Kilgarlin v. Hill, 386 U.S. 120 (1967)

Kilgarlin v. Hill


No. 235


Decided February 20, 1967
386 U.S. 120

APPEAL FROM THE UNITED STATES DISTRICT COURT
FOR THE SOUTHERN DISTRICT OF TEXAS

Syllabus

Appellants challenge the 1965 legislative reapportionment of the Texas House of Representatives in a plan which combined single-member, multi-member, and floterial districts. The District Court sustained the plan except for the floterial districts, which were found to violate the principles of Reynolds v. Sims, 377 U.S. 533, and permitted the 1966 election to proceed under the plan. Despite population variances among the remaining districts resulting in a 1.31 to 1 ratio between the largest and smallest districts, the District Court approved the plan, holding that appellants had not sustained their burden of negating the existence of any state of facts which would sustain the legislation and that the deviations were justified by the state policy of respecting county lines wherever possible.

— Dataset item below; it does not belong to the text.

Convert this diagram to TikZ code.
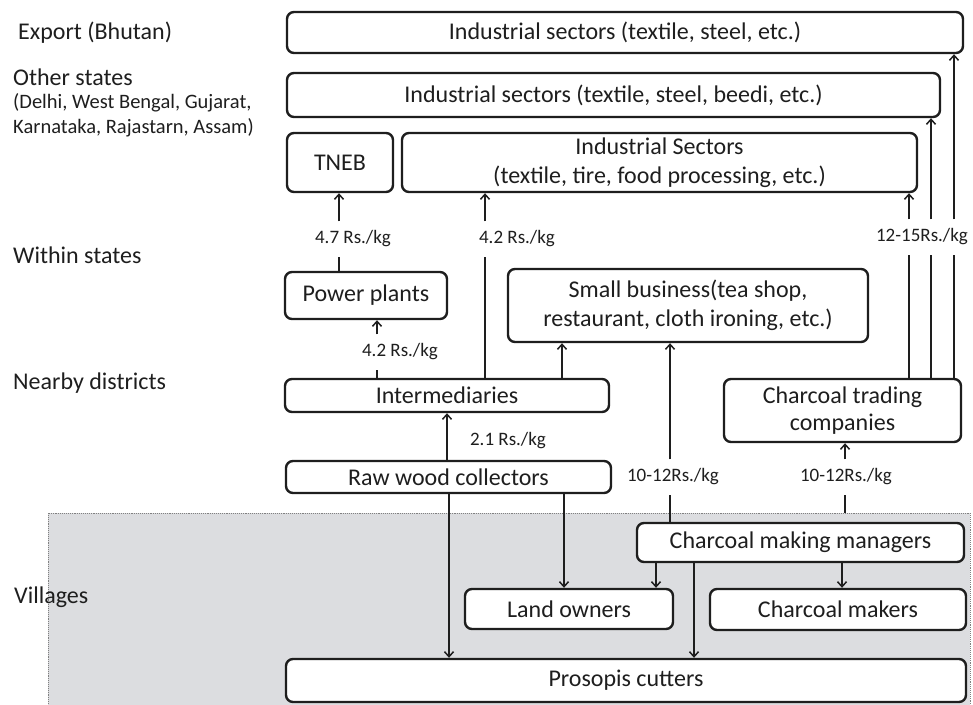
\documentclass[tikz,border=0pt]{standalone}
\usepackage{fontspec}
\setmainfont{Carlito}
\usetikzlibrary{arrows.meta}
\definecolor{ink}{HTML}{1E1E1E}
\definecolor{shade}{HTML}{DCDDE0}
\tikzset{
  box/.style={draw=ink, line width=2.4pt, rounded corners=7pt, fill=white, inner sep=0pt, align=center,
    font=\fontsize{24}{29}\selectfont, text=ink},
  rate/.style={inner sep=0pt, minimum height=35pt, font=\fontsize{19}{22}\selectfont, text=ink},
  lab/.style={anchor=west, inner sep=0pt, font=\fontsize{24}{28}\selectfont, text=ink},
  sublab/.style={anchor=west, inner sep=0pt, font=\fontsize{20.5}{24}\selectfont, text=ink},
  conn/.style={draw=ink, line width=1.5pt},
  arr/.style={conn, -{Straight Barb[length=5pt,width=9pt,line width=1.5pt]}},
}
\begin{document}
\begin{tikzpicture}[x=1pt,y=-1pt]
\useasboundingbox (0,0) rectangle (973,704);
% village area
\draw[fill=shade, draw=gray, densely dotted, line width=0.9pt] (48,513) rectangle (970,710);
\coordinate (st) at (845,513);

% left labels
\node[lab] (lexp) at (18,33) {Export (Bhutan)};
\node[lab] (loth) at (13,77) {Other states};
\node[sublab] (lst1) at (13,103) {(Delhi, West Bengal, Gujarat,};
\node[sublab] (lst2) at (13,128) {Karnataka, Rajastarn, Assam)};
\node[lab] (lwit) at (13,255) {Within states};
\node[lab] (lnear) at (13,383) {Nearby districts};
\node[lab] (lvil) at (14,597) {Villages};

% boxes
\node[box, minimum width=676pt, minimum height=41pt] (exp) at (625,32.5) {Industrial sectors (textile, steel, etc.)};
\node[box, minimum width=653pt, minimum height=44pt] (oth) at (613.5,95) {Industrial sectors (textile, steel, beedi, etc.)};
\node[box, minimum width=106pt, minimum height=59pt] (tneb) at (340,162.5) {TNEB};
\node[box, minimum width=515pt, minimum height=59pt] (ind) at (659.5,162.5) {Industrial Sectors\\(textile, tire, food processing, etc.)};
\node[box, minimum width=162pt, minimum height=47pt] (pp) at (366,295.5) {Power plants};
\node[box, minimum width=360pt, minimum height=73pt] (sb) at (688,305.5) {Small business(tea shop,\\restaurant, cloth ironing, etc.)};
\node[box, minimum width=324pt, minimum height=33pt] (inter) at (447,395.5) {Intermediaries};
\node[box, minimum width=237pt, minimum height=63pt, font=\fontsize{24}{27}\selectfont] (ctc) at (842.5,410.5) {Charcoal trading\\companies};
\node[box, minimum width=325pt, minimum height=32pt] (rwc) at (448.5,477) {Raw wood collectors};
\node[box, minimum width=327pt, minimum height=39pt] (cmm) at (800.5,542.5) {Charcoal making managers};
\node[box, minimum width=208pt, minimum height=40pt] (lo) at (569,609) {Land owners};
\node[box, minimum width=256pt, minimum height=41pt] (cm) at (838,609.5) {Charcoal makers};
\node[box, minimum width=680pt, minimum height=43pt] (pc) at (626,680.5) {Prosopis cutters};

% rate labels
\node[rate] (r47) at (353,239) {4.7 Rs./kg};
\node[rate] (r42a) at (517,239) {4.2 Rs./kg};
\node[rate] (r1215) at (922,237) {12-15Rs./kg};
\node[rate] (r42b) at (400,352) {4.2 Rs./kg};
\node[rate] (r21) at (508,441) {2.1 Rs./kg};
\node[rate] (r1012a) at (673,477) {10-12Rs./kg};
\node[rate] (r1012b) at (846,477) {10-12Rs./kg};

% connectors
\draw[conn] (339,0 |- pp.north) -- (339,0 |- r47.south);
\draw[arr] (339,0 |- r47.north) -- (339,0 |- tneb.south);
\draw[conn] (485,0 |- inter.north) -- (485,0 |- r42a.south);
\draw[arr] (485,0 |- r42a.north) -- (485,0 |- ind.south);
\draw[conn] (377,0 |- inter.north) -- (377,0 |- r42b.south);
\draw[arr] (377,0 |- r42b.north) -- (377,0 |- pp.south);
\draw[arr] (562,0 |- inter.north) -- (562,0 |- sb.south);
\draw[arr] (447,0 |- rwc.north) -- (447,0 |- inter.south);
\draw[conn] (670,0 |- cmm.north) -- (670,0 |- r1012a.south);
\draw[arr] (670,0 |- r1012a.north) -- (670,0 |- sb.south);
\draw[conn] (st) -- (845,0 |- r1012b.south);
\draw[arr] (845,0 |- r1012b.north) -- (845,0 |- ctc.south);
\draw[conn] (909,0 |- ctc.north) -- (909,0 |- r1215.south);
\draw[arr] (909,0 |- r1215.north) -- (909,0 |- ind.south);
\draw[conn] (931,0 |- ctc.north) -- (931,0 |- r1215.south);
\draw[arr] (931,0 |- r1215.north) -- (931,0 |- oth.south);
\draw[conn] (954,0 |- ctc.north) -- (954,0 |- r1215.south);
\draw[arr] (954,0 |- r1215.north) -- (954,0 |- exp.south);
\draw[arr] (449,0 |- rwc.south) -- (449,0 |- pc.north);
\draw[arr] (564,0 |- rwc.south) -- (564,0 |- lo.north);
\draw[arr] (656,0 |- cmm.south) -- (656,0 |- lo.north);
\draw[arr] (694,0 |- cmm.south) -- (694,0 |- pc.north);
\draw[arr] (842,0 |- cmm.south) -- (842,0 |- cm.north);
\end{tikzpicture}
\end{document}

Held: Population variances of the size evident here invoke the rule of Swann v. Adams, 385 U.S. 440, and, notwithstanding the District Court’s view that the deviations here were generally justified by the state policy of respecting county lines, the judgment is reversed in part and the case is remanded for further proceedings to determine whether the state policy necessitates the range of deviations evident here.

252 F.Supp. 404, reversed in part and remanded.